The establishment of the research center was among the outcomes of the first China-Arab States Summit last year.
On Sunday, the center announced the launch of the first batch of projects. The initiatives include planting 10 billion trees, setting up a shrub nursery and building eco-solar desert control engineering projects in Saudi cities.
Nearly 300 participants from home and abroad, including foreign dignitaries, representatives from United Nations (UN) organizations and diplomats, attended the 9th Kubuqi International Desert Forum that concluded Sunday in the city of Ordos in north China's Inner Mongolia Autonomous Region.
Inner Mongolia-based Elion Resources Group, a leading Chinese green industry enterprise, is among the Chinese partners involved in the China-Arab cooperation projects.
Addressing the forum, Wang Wenbiao, the company's chairman, said that the company would share its water-saving shrub seed cultivation technology which was developed through the desert-control experience in Kubuqi.
Kubuqi is the seventh-largest desert in China and also the desert closest to the national capital of Beijing.
In December 2017, the United Nations Environment Programme (UNEP) honored Wang Wenbiao and five other inspirational environmental leaders with the Champions of the Earth Award for their efforts in the battle against desertification.
Through China-Arab cooperation, the company would also share its innovative photovoltaic plus sand-control technology, which combines photovoltaic power generation and modern agricultural development suitable for desert areas, Wang said. The company would also help build a photovoltaic and sand-control industrial park in Saudi Arabia, boasting a capacity of over 1 million kilowatts.

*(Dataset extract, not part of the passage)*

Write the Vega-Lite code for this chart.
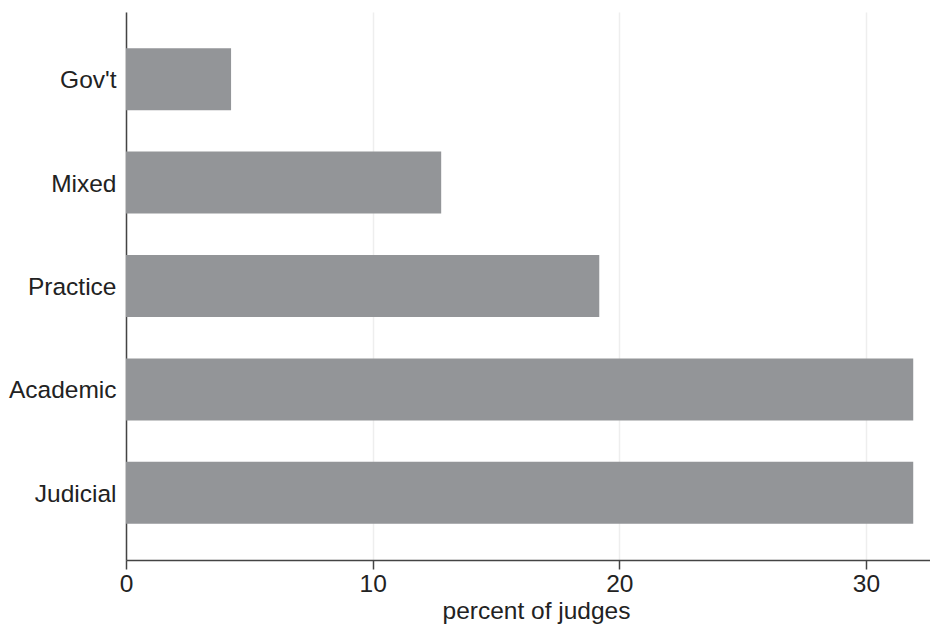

Khaled Abdullah Alabdulkader, CEO of the Saudi National Center for Vegetation Cover Development and Combating Desertification, said the center had worked with Elion for a few months to select sites in Saudi Arabia.
"There is no place in the entire globe that has been so successful in greening a desert like in Kubuqi," said Erik Solheim, former executive director of the UNEP, speaking at the forum.
"The Kubuqi Desert Forum is a vital international platform to share knowledge and innovations to advance global land restoration efforts. I hope the Kubuqi example will inspire more countries to invest in degraded land and turn it into wellsprings of health and wealth," said Amina Mohammed, deputy secretary-general of the United Nations, in a video speech delivered at the forum.
She said she made a field trip to the Ordos region of Inner Mongolia in June, where she witnessed for the first time the "remarkable, social, economic and ecological restoration and an inspiring example for the regions around the world strongly against land degrading, desertification and desert encroachment."
Since its inception in 2007, the forum has evolved into a crucial platform for nations to exchange experiences in combating desertification and to drive progress in the implementation of the UN 2030 Agenda for Sustainable Development.